Ici, Camille dé-cristallise son mari Paul en ne l’envisageant que sous le prisme de ses défauts et faiblesses. D’où le rôle du regard dans le film, dès le début du film : la caméra défile sur le corps nu de Brigitte Bardot, après un générique sans musique. Cette décristallisation souligne ce que l’amour peut avoir de versatile et l’objet de l’amour une alchimie subtile entre réalité et représentation. Si nous n’aimons au fond que des qualités (Pascal Les Pensées, 1670 : « car on n’aime personne que pour des qualités empruntées »), il est donc très aisé de ne mépriser que des défauts et des manques empruntés. 

Mais surtout, Le Mépris est un film sur le cinéma.

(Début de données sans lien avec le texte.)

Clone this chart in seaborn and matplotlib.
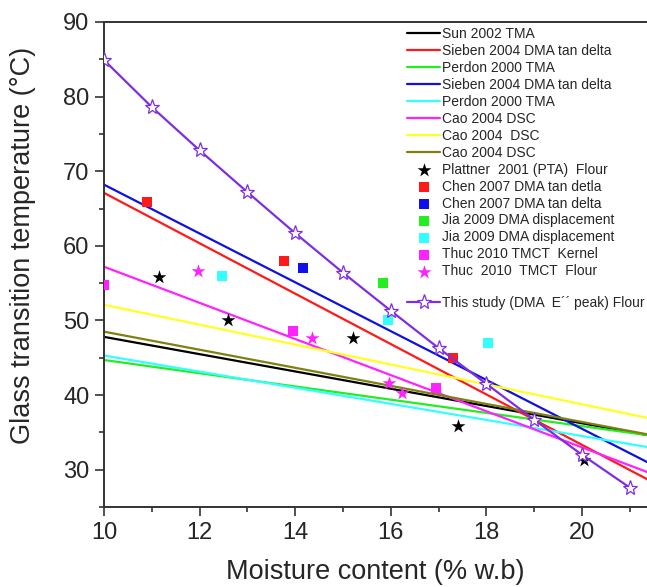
import numpy as np
import pandas as pd
import matplotlib
matplotlib.use("Agg")
import matplotlib.pyplot as plt
import seaborn as sns

# fitted lines, values read at both ends of the moisture range
fit_x = [10, 21.4]
fit_labels = ["Sun 2002 TMA", "Sieben 2004 DMA tan delta", "Perdon 2000 TMA",
              "Sieben 2004 DMA tan delta", "Perdon 2000 TMA", "Cao 2004 DSC",
              "Cao 2004  DSC", "Cao 2004 DSC"]
fit_y = [[47.8, 34.6], [67.1, 28.6], [44.7, 34.6], [68.2, 30.9],
         [45.3, 33.0], [57.2, 29.6], [52.1, 36.9], [48.5, 34.7]]
fit_colors = ["#000000", "#ff1a1a", "#22ee22", "#1010e0",
              "#33ffff", "#ff22ff", "#ffff22", "#808010"]

# literature data points
plattner_x = [11.15, 12.6, 15.2, 17.4, 20.05]
plattner_y = [55.8, 50.0, 47.7, 35.8, 31.3]
chen_red_x = [10.9, 13.77, 17.3]
chen_red_y = [65.9, 58.0, 45.0]
chen_blue_x = [14.16]
chen_blue_y = [57.0]
jia_green_x = [15.84]
jia_green_y = [55.0]
jia_cyan_x = [12.47, 15.94, 18.03]
jia_cyan_y = [56.0, 50.0, 47.0]
thuc_kernel_x = [10.0, 13.95, 16.95]
thuc_kernel_y = [54.8, 48.6, 41.0]
thuc_flour_x = [11.97, 14.35, 15.97, 16.24]
thuc_flour_y = [56.6, 47.7, 41.6, 40.3]

# this study
study_x = [10, 11, 12, 13, 14, 15, 16, 17, 18, 19, 20, 21]
study_y = [84.9, 78.6, 72.8, 67.2, 61.7, 56.4, 51.3, 46.3, 41.5, 36.7, 32.0, 27.6]

sns.set_style("ticks")
plt.rcParams["font.family"] = ["Liberation Sans", "DejaVu Sans"]

fig = plt.figure(figsize=(6.47, 5.87), dpi=100)
ax = fig.add_axes([104 / 647, 1 - 507 / 587, 543 / 647, 485 / 587])

for lab, ys, col in zip(fit_labels, fit_y, fit_colors):
    sns.lineplot(x=fit_x, y=ys, color=col, lw=1.6, label=lab, ax=ax)

points = [
    ("Plattner  2001 (PTA)  Flour", plattner_x, plattner_y, "*", "#000000", 110),
    ("Chen 2007 DMA tan detla", chen_red_x, chen_red_y, "s", "#ff1a1a", 55),
    ("Chen 2007 DMA tan delta", chen_blue_x, chen_blue_y, "s", "#1010ee", 55),
    ("Jia 2009 DMA displacement", jia_green_x, jia_green_y, "s", "#22ee22", 55),
    ("Jia 2009 DMA displacement", jia_cyan_x, jia_cyan_y, "s", "#33ffff", 55),
    ("Thuc 2010 TMCT  Kernel", thuc_kernel_x, thuc_kernel_y, "s", "#ff22ff", 55),
    ("Thuc  2010  TMCT  Flour", thuc_flour_x, thuc_flour_y, "*", "#ff22ff", 110),
]
for lab, xs, ys, mk, col, s in points:
    sns.scatterplot(x=xs, y=ys, marker=mk, color=col, s=s, linewidth=0,
                    label=lab, ax=ax, zorder=3)

sns.lineplot(x=study_x, y=study_y, color="#7d2ee0", lw=1.6, marker="*",
             markersize=11, markerfacecolor="white", markeredgecolor="#7d2ee0",
             markeredgewidth=0.9, label="This study (DMA  E\u00b4\u00b4 peak) Flour",
             ax=ax, zorder=4)

ax.set_xlim(10, 21.36)
ax.set_ylim(25, 90)
ax.set_xticks([10, 12, 14, 16, 18, 20])
ax.set_xticks([11, 13, 15, 17, 19, 21], minor=True)
ax.set_yticks([30, 40, 50, 60, 70, 80, 90])
ax.set_yticks([25, 35, 45, 55, 65, 75, 85], minor=True)
ax.tick_params(which="major", length=6.5, width=1.2, labelsize=17, pad=4, color="#333333")
ax.tick_params(which="minor", length=3.5, width=1.2, color="#333333")
ax.spines["right"].set_visible(False)
for sp in ["left", "bottom", "top"]:
    ax.spines[sp].set_linewidth(1.4)
    ax.spines[sp].set_color("#333333")

ax.set_xlabel("Moisture content (% w.b)", fontsize=19.5, labelpad=11)
ax.set_ylabel("Glass transition temperature (\u00b0C)", fontsize=19.5)
ax.yaxis.set_label_coords(-0.125, 0.54)

handles, labels = ax.get_legend_handles_labels()
leg1 = ax.legend(handles[:15], labels[:15], loc="upper left",
                 bbox_to_anchor=(0.558, 0.989), frameon=False, fontsize=10,
                 borderpad=0, borderaxespad=0, labelspacing=0.21,
                 handlelength=2.4, handletextpad=0.15)
ax.add_artist(leg1)
ax.legend(handles[15:], labels[15:], loc="upper left",
          bbox_to_anchor=(0.558, (507 - 296) / 485), frameon=False, fontsize=10,
          borderpad=0, borderaxespad=0, handlelength=2.4, handletextpad=0.15)

fig.savefig("out.png", dpi=100)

Car au fond, que reste t-il sinon l’amour du cinéma ? La présence de Fritz Lang, figure atemporelle du cinéma contemporain, la villa de Cinecittà en Italie, la mise en scène d’un film comme intrigue, tout concourt à une forme de réflexivité sur le cinéma et à ce qu’il produit. On rejoint ici le propos de Jean- Luc Godard : « Le sujet du Mépris, ce sont des gens qui se regardent et se jugent, puis sont à leur tour regardés et jugés par le cinéma, lequel est représenté par Fritz Lang, en somme la conscience du film. » Si l’amour humain est fragile, source de nombreuses méprises, sans doute l’amour du cinéma peut- il perdurer. 

CONCLUSION ? 

Faire un article sur l’amour et ne pas conclure relèverait presque de l’hérésie. Il est pourtant difficile de le faire ici. Ces trois films sont tous très différents et permettent de mettre en valeur une particularité de ce sentiment : nos analyses ne sont pas exhaustives et doivent plus sonner comme une invitation à les regarder et à en jouir.